Udawał syna i policjanta, by wyłudzić 10 tys.
W piątek policjanci udaremnili próbę wyłudzenia 10 tys. złotych od jednej z mieszkanek Limanowej. Sprawca usiłował zdobyć pieniądze metodą na wnuczka – podczas rozmowy podawał się za syna kobiety, który miał rzekomo spowodować poważny wypadek.
Następnie udawał policjanta który proponował rozwiązanie problemu za ustaloną kwotę. Mężczyzna został zatrzymany i trafił do aresztu – jak się okazało, to 25-letni obywatel Ukrainy.
W piątek limanowska policja udaremniła próbę wyłudzenia dużej sumy pieniędzy tzw. metodą na wnuczka od jednej z Limanowianek.
W godzinach południowych z kobietą telefonicznie skontaktował się mężczyzna. Podczas rozmowy podał się za jej syna i oznajmił, że właśnie spowodował wypadek drogowy. Informował, że w wyniku zdarzenia inni jego uczestnicy odnieśli poważne obrażenia.
Następnie upozorował przekazanie telefonu drugiej osobie. Tym razem podał się za obecnego na miejscu wypadku policjanta i powiedział, że za kwotę 10 tys. złotych jest w stanie „wyciszyć” sprawę i odstąpić od czynności, dzięki czemu sprawca zdarzenia nie zostanie pociągnięty do odpowiedzialności.

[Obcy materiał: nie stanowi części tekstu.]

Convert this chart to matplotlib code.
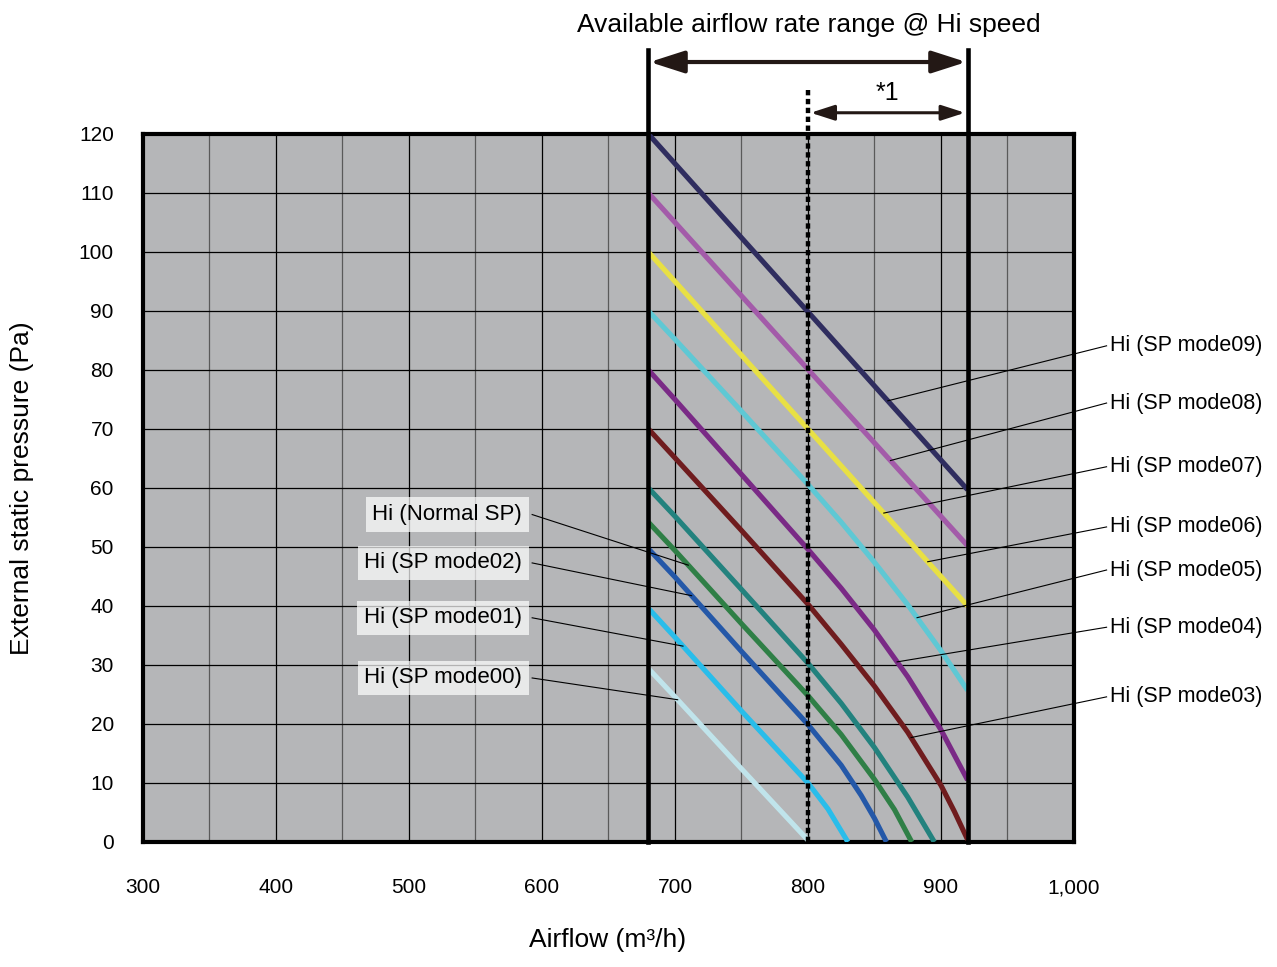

Poinstruował kobietę, by przygotowała pieniądze. Miał je odebrać kurier, który przyjedzie do domu kobiety.
- Około godz. 13:00 w domu kobiety zjawił się mężczyzna, który chciał odebrać ustaloną kwotę. Na szczęście, dzięki temu że pokrzywdzona nabrała podejrzeń, zamiary sprawcy się nie powiodły. Kobieta powiadomiła tutejszą komendę policji, w wyniku czego funkcjonariusze natychmiast podjęli interwencję i po krótkiej penetracji okolicy zatrzymali podejrzanego - relacjonuje zdarzenie komisarz Piotr Wąchała z Komendy Powiatowej Policji w Limanowej.
Zatrzymany mężczyzna to 25-letni obywatel Ukrainy, który po Limanowszczyźnie poruszał się pojazdem marki bmw. Auto zostało zabezpieczone przez policjantów.
Wczoraj Sąd Rejonowy w Limanowej, na wniosek policji poparty przez miejscową prokuraturę, zastosował wobec mężczyzny środek zapobiegawczy w postaci tymczasowego aresztu na okres trzech miesięcy.
Z uwagi na międzynarodowy charakter sprawa będzie dość skomplikowana. Policjanci nie wykluczają, że mężczyzna mógł mieć wspólników.